Per Bloomberg, wealthy homebuyers are finding global cities less welcoming and even hostile towards their cash. This is a secular shift as the wealth inequality created through a decade of easy money has enhanced social frictions and birthed the rise of populist governments. As Ray Dalio notes in his recent post, “The world has gone mad and the system is broken.”
Luxury property prices in 45 global cities rose an average of just 1.1% in the third quarter from a year earlier, the weakest annual gain since the end of 2009, according to a report from Knight Frank. They fell 4.4% in New York, 3.9% in London and 10% in Vancouver.
“The safe havens are becoming less certain,” said Dan Conn, chief executive officer of Christie’s International Real Estate. “It’s becoming much more challenging in the hubs to find a high quality place to deploy capital.”
Indeed, London and New York, among other cities, have recently passed taxes aimed at rich buyers. Same thing here in Vancouver with foreign buyer taxes, and increased property taxes on luxury homes. As a result, capital has fled luxury markets in these cities prompting the Knight Frank luxury home price index to slip to decade-lows.
The article adds, “Even as the flow of investment has slowed, many developers are delivering projects started when the supply of rich buyers seemed to go on forever.
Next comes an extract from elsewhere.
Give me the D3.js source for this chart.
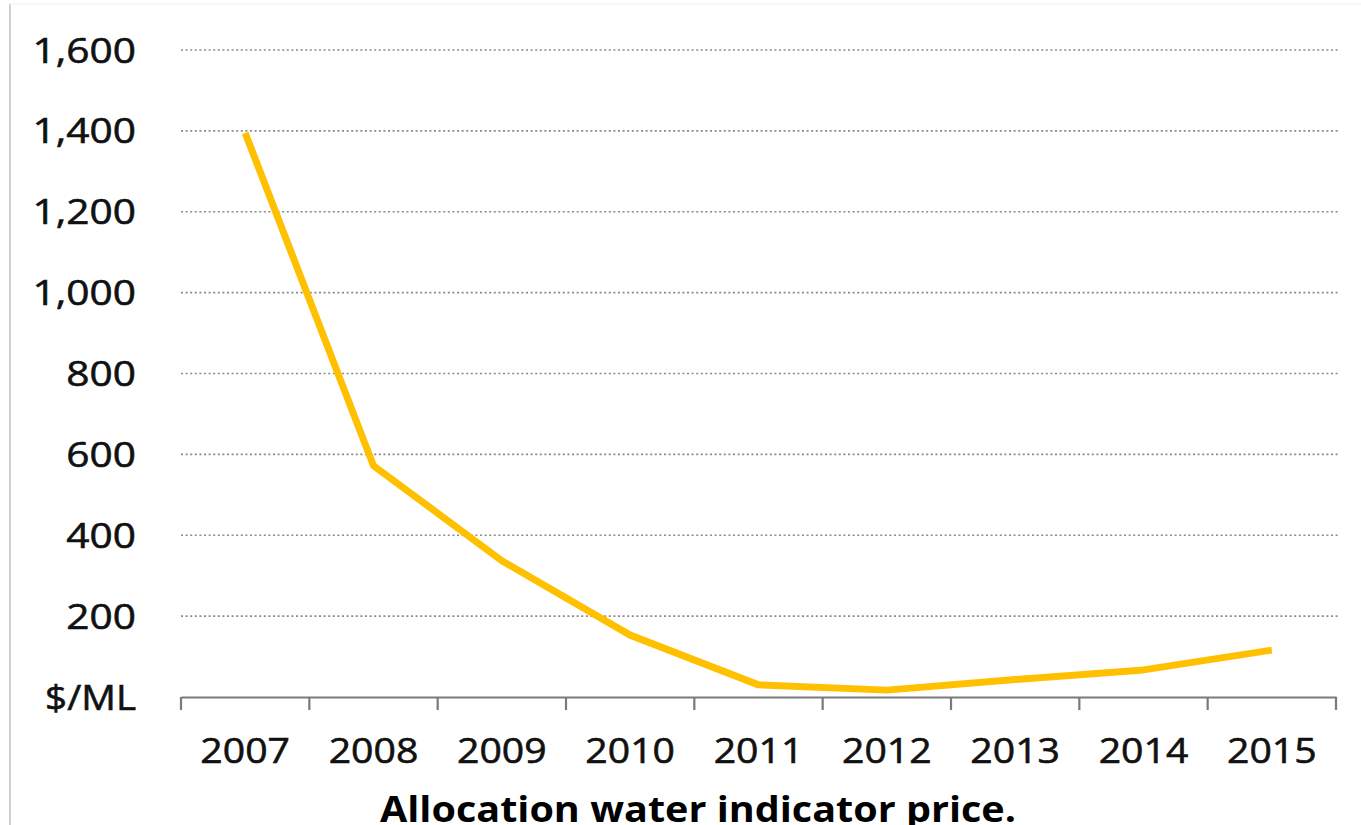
<!DOCTYPE html>
<html><head><meta charset="utf-8">
<script src="https://cdn.jsdelivr.net/npm/d3@7"></script>
<style>
html,body{margin:0;padding:0;background:#fff;overflow:hidden}
text{font-family:"Open Sans",sans-serif}
</style></head>
<body>
<svg id="c" width="1361" height="825"></svg>
<script>
const years = ["2007","2008","2009","2010","2011","2012","2013","2014","2015"];
const prices = [1395, 572, 337, 153, 30, 17, 43, 67, 116];
const yTicks = [200, 400, 600, 800, 1000, 1200, 1400, 1600];
const yTickLabels = ["200","400","600","800","1,000","1,200","1,400","1,600"];
const zeroLabel = "$/ML";
const title = "Allocation water indicator price.";

(function(){
const svg = d3.select("#c");
const W = 1361, H = 825;
const mLeft = 181, mRight = 1336, mTop = 50, mBottom = 697;

const x = d3.scaleBand().domain(years).range([mLeft, mRight]).paddingInner(0).paddingOuter(0);
const y = d3.scaleLinear().domain([0, 1600]).range([mBottom, mTop]);

function stretch(sel, k){
  sel.each(function(){
    const w = this.getComputedTextLength();
    d3.select(this).attr("textLength", w*k).attr("lengthAdjust","spacingAndGlyphs");
  });
}

// left border
svg.append("line").attr("x1",10).attr("x2",10).attr("y1",4).attr("y2",H)
  .attr("stroke","#d0d0d0").attr("stroke-width",2);
svg.append("line").attr("x1",10).attr("x2",W).attr("y1",4).attr("y2",4)
  .attr("stroke","#f2f2f2").attr("stroke-width",1);

// gridlines
svg.append("g").selectAll("line").data(yTicks).join("line")
  .attr("x1", mLeft).attr("x2", mRight+4)
  .attr("y1", d=>y(d)).attr("y2", d=>y(d))
  .attr("stroke","#8a8a8a").attr("stroke-width",1.6)
  .attr("stroke-dasharray","2,2.6");

// y labels
const yl = svg.append("g").attr("font-size",35).attr("fill","#111")
  .attr("stroke","#111").attr("stroke-width",0.6);
const ylt = yl.selectAll("text").data(yTicks).join("text")
  .attr("x", 136).attr("y", d=>y(d)).attr("dy","0.36em")
  .attr("text-anchor","end")
  .text((d,i)=>yTickLabels[i]);
stretch(ylt, 1.16);
const zl = yl.append("text").attr("x",136).attr("y",y(0)).attr("dy","0.36em")
  .attr("text-anchor","end").text(zeroLabel);
stretch(zl, 1.1);

// x axis
const xAxis = d3.axisBottom(x).tickSize(0).tickSizeOuter(0);
const gx = svg.append("g").attr("transform",`translate(0,${mBottom})`).call(xAxis);
gx.select(".domain").attr("stroke","#7a7a7a").attr("stroke-width",2.2);
const xt = gx.selectAll(".tick text").attr("font-size",35)
  .attr("fill","#111").attr("stroke","#111").attr("stroke-width",0.6)
  .attr("font-family","'Open Sans',sans-serif").attr("dy","0").attr("y",66);
stretch(xt, 1.12);
// boundary ticks
const bounds = years.map(d=>x(d)).concat([x(years[years.length-1])+x.bandwidth()]);
svg.append("g").selectAll("line").data(bounds).join("line")
  .attr("x1",d=>d).attr("x2",d=>d).attr("y1",mBottom).attr("y2",mBottom+13)
  .attr("stroke","#7a7a7a").attr("stroke-width",2.2);

// line
const line = d3.line().x((d,i)=>x(years[i])+x.bandwidth()/2).y(d=>y(d));
svg.append("path").datum(prices).attr("d",line)
  .attr("fill","none").attr("stroke","#FFC000").attr("stroke-width",7)
  .attr("stroke-linejoin","round");

// title
svg.append("text").attr("x",380).attr("y",822).attr("text-anchor","start")
  .attr("font-size",35).attr("font-weight","bold").attr("fill","#000")
  .attr("textLength",636).attr("lengthAdjust","spacingAndGlyphs")
  .text(title);
})();
</script>
</body></html>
Now there’s a glut of luxury properties and — as anger mounts over wealth inequality — affordable units are in increasingly short supply.”
Perhaps no more evident than here in Vancouver. The current recovery in the Vancouver housing market is being driven in the affordable segments of the market, ie anything under $1M. As of the end of October there was just 3 months of inventory for homes priced below $1M in Greater Vancouver. Meanwhile, there is a glut of luxury homes sitting idle on the market, with 20 months of inventory for sale.